Myriocin

The fungal metabolite from which fingolimod — a pioneering oral disease-modifying multiple sclerosis drug — was derived.

Myriocin systematic name 2-Amino-3,4-dihydroxy-2-(hydroxymethyl)-14-oxoicos-6-enoic acid, is a metabolite of the fungusIsaria sinclairii and a sphingoid base analog with immunosuppressive properties. Its chemical derivative fingolimod, systematic name 2-amino-2-[2-(4-octylphenyl)ethyl]propane-1,3-diol, was approved on 22 September 2010 by the US Food and Drug Administration for the treatment of multiple sclerosis (MS) — a chronic autoimmune disease that affects millions of people worldwide. It is the first orally administered disease-modifying treatment for MS to be approved in the United States and uses a unique strategy to disrupt the disease's attack on the central nervous system (CNS).

One clue that Isaria sinclairii might yield a useful drug came from traditional Chinese medicine — it has been used for centuries as an “elixir for eternal youth”. Another clue was Isaria sinclairii's ability to attack other organisms — in this case, insects — with a chemical arsenal. In 1994, a team of Japanese scientists was the first to extract and observe the immunosuppressive effects of myriocin ¹ . Soon after this, a program of derivatization to improve effectiveness and reduce toxicity resulted in FTY720, or fingolimod ² .

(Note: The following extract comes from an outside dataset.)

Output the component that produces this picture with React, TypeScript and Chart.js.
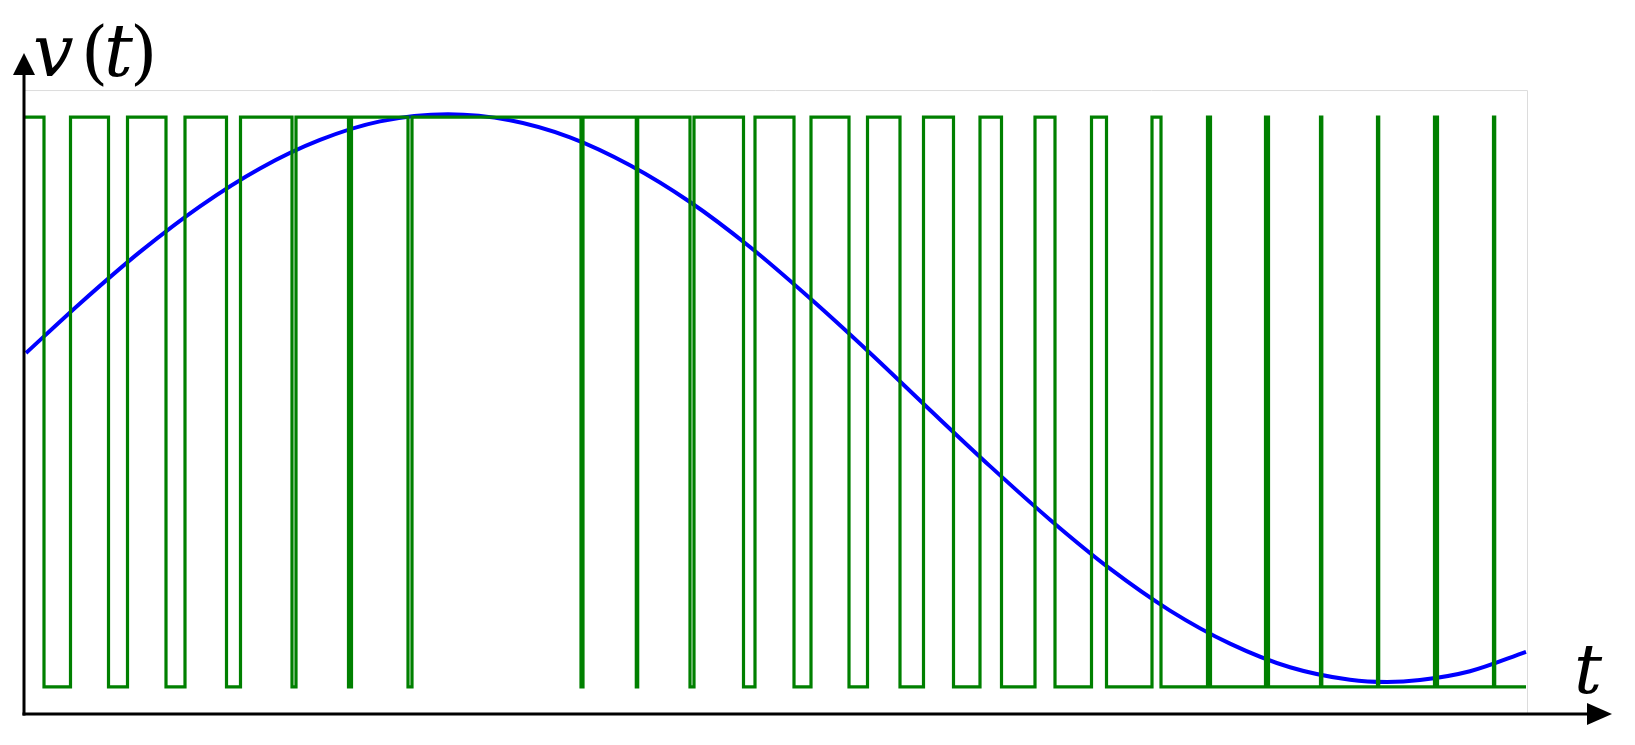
import React, { useEffect, useRef } from "react";
import { Chart, registerables } from "chart.js";

Chart.register(...registerables);

// ---- axis ranges (t in arbitrary time units, v normalised so PWM swings between -1 and 1)
const T_MIN = 0;
const T_MAX = 1588;
const V_MIN = -1.095;
const V_MAX = 1.225;

// ---- PWM (green) signal: starts high, toggles at every edge listed
const PWM_HIGH = 1;
const PWM_LOW = -1;
const PWM_START = 1;
const PWM_END = 1502;
const pwmEdges = [
  20, 46.5, 84.5, 103.5, 142, 161, 202.5, 216.5, 268, 272, 324.5, 327.5, 384, 388,
  557, 559, 612.3, 613.7, 666, 670, 719.5, 731, 770, 787, 825, 843.5, 876, 899.5,
  929.5, 956, 977.5, 1011, 1031, 1067.5, 1082.5, 1128, 1137, 1183.5, 1186.5, 1241.5,
  1244.5, 1296.5, 1297.8, 1353.5, 1354.7, 1410.5, 1413.5, 1469.5, 1470.7,
];

// ---- reference (blue) waveform
const sineT = [
  2, 56, 116, 176, 236, 296, 356, 424, 486, 546, 606, 666, 726, 786, 846, 906, 966,
  1026, 1086, 1146, 1206, 1266, 1326, 1363, 1396, 1446, 1502,
];
const sineV = [
  0.172, 0.346, 0.527, 0.687, 0.82, 0.92, 0.985, 1.01, 0.989, 0.929, 0.831, 0.702,
  0.544, 0.364, 0.172, -0.028, -0.225, -0.413, -0.585, -0.732, -0.848, -0.931,
  -0.975, -0.983, -0.976, -0.945, -0.877,
];

// ---- light frame of the original plot image
const FRAME_T = 1503;
const FRAME_V = 1.095;

const Y_LABEL_PARTS = ["v", "(", "t", ")"];
const X_LABEL = "t";

const GREEN = "#008000";
const BLUE = "#0000ff";

export default function App() {
  const canvasRef = useRef<HTMLCanvasElement | null>(null);

  useEffect(() => {
    const canvas = canvasRef.current;
    if (!canvas) return;

    const pwmData: { x: number; y: number }[] = [{ x: PWM_START, y: PWM_HIGH }];
    let level = PWM_HIGH;
    for (const e of pwmEdges) {
      level = level === PWM_HIGH ? PWM_LOW : PWM_HIGH;
      pwmData.push({ x: e, y: level });
    }
    pwmData.push({ x: PWM_END, y: level });

    const sineData = sineT.map((t, i) => ({ x: t, y: sineV[i] }));

    const axesPlugin = {
      id: "axesArrows",
      beforeDatasetsDraw(chart: any) {
        const { ctx, scales } = chart;
        const xs = scales.x;
        const ys = scales.y;
        const x0 = xs.getPixelForValue(T_MIN);
        const y0 = ys.getPixelForValue(V_MIN);
        const fx = xs.getPixelForValue(FRAME_T);
        const fy = ys.getPixelForValue(FRAME_V);
        ctx.save();
        ctx.strokeStyle = "#dcdcdc";
        ctx.lineWidth = 1;
        ctx.beginPath();
        ctx.moveTo(x0, fy + 0.5);
        ctx.lineTo(fx + 0.5, fy + 0.5);
        ctx.lineTo(fx + 0.5, y0);
        ctx.stroke();
        ctx.restore();
      },
      afterDraw(chart: any) {
        const { ctx, scales } = chart;
        const xs = scales.x;
        const ys = scales.y;
        const x0 = xs.getPixelForValue(T_MIN);
        const y0 = ys.getPixelForValue(V_MIN);
        const xEnd = xs.getPixelForValue(T_MAX);
        const yEnd = ys.getPixelForValue(V_MAX);
        ctx.save();
        ctx.strokeStyle = "#000";
        ctx.fillStyle = "#000";
        ctx.lineWidth = 3;
        // y axis
        ctx.beginPath();
        ctx.moveTo(x0, y0 + 1.5);
        ctx.lineTo(x0, yEnd + 18);
        ctx.stroke();
        ctx.beginPath();
        ctx.moveTo(x0, yEnd);
        ctx.lineTo(x0 - 11, yEnd + 22);
        ctx.lineTo(x0 + 11, yEnd + 22);
        ctx.closePath();
        ctx.fill();
        // x axis
        ctx.beginPath();
        ctx.moveTo(x0 - 1.5, y0);
        ctx.lineTo(xEnd - 20, y0);
        ctx.stroke();
        ctx.beginPath();
        ctx.moveTo(xEnd, y0);
        ctx.lineTo(xEnd - 25, y0 - 11);
        ctx.lineTo(xEnd - 25, y0 + 11);
        ctx.closePath();
        ctx.fill();

        // labels
        ctx.textAlign = "left";
        ctx.textBaseline = "alphabetic";
        const italic = "italic 72px 'DejaVu Serif', serif";
        const upright = "70px 'DejaVu Serif', serif";
        const offs = [9, 57, 80, 106];
        const baseY = yEnd + 23;
        Y_LABEL_PARTS.forEach((p, i) => {
          const paren = p === "(" || p === ")";
          ctx.font = paren ? upright : italic;
          ctx.fillText(p, x0 + offs[i], baseY);
        });
        ctx.font = "italic 70px 'DejaVu Serif', serif";
        ctx.fillText(X_LABEL, xEnd - 38, y0 - 21);
        ctx.restore();
      },
    };

    const chart = new Chart(canvas, {
      type: "line",
      data: {
        datasets: [
          {
            label: "PWM",
            data: pwmData,
            borderColor: GREEN,
            borderWidth: 3.2,
            stepped: "before",
            pointRadius: 0,
            fill: false,
            borderJoinStyle: "miter",
          },
          {
            label: "v",
            data: sineData,
            borderColor: BLUE,
            borderWidth: 4,
            pointRadius: 0,
            fill: false,
            cubicInterpolationMode: "monotone",
          },
        ],
      },
      options: {
        responsive: false,
        animation: false,
        devicePixelRatio: 1,
        layout: { padding: { left: 24, right: 23, top: 53, bottom: 31 } },
        plugins: { legend: { display: false }, tooltip: { enabled: false } },
        events: [],
        scales: {
          x: { type: "linear", min: T_MIN, max: T_MAX, display: false },
          y: { type: "linear", min: V_MIN, max: V_MAX, display: false },
        },
      },
      plugins: [axesPlugin],
    });

    return () => chart.destroy();
  }, []);

  return (
    <div style={{ position: "fixed", left: 0, top: 0, width: 1635, height: 745, background: "#fff" }}>
      <canvas ref={canvasRef} width={1635} height={745} style={{ display: "block" }} />
    </div>
  );
}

Fifteen years later, extensive research exploring the therapeutic potential of fingolimod has now led to its US regulatory approval for the treatment of relapsing forms of MS ³ . During this period, the key to fingolimod's mode of action was uncovered — modulation of the cell-surface receptors for sphingosine-1-phosphate (S1P)⁴ . Because of its structural similarity to sphingosine, fingolimod can also be phosphorylated at its aminodiol head group by sphingosine kinases ⁵ . Phosphoro-fingolimod acts as a functional antagonist of S1P₁receptors, internalizing them. It is thought that this leads to the retention of certain immune cells in the lymph nodes, thereby preventing them from migration into the CNS and involvement in the autoimmune attacks characteristic of MS ³ .

Immune system modulation is not myriocin's only useful contribution to biochemistry — it can also deplete sphingolipids from cells, because it inhibits the enzyme serine palmitoyltransferase⁷ which catalyses the formation of sphingosine, a precursor of sphingolipids.

Lipidomics Gateway (27 October 2010) [doi:10.1038/lipidmaps.2010.34]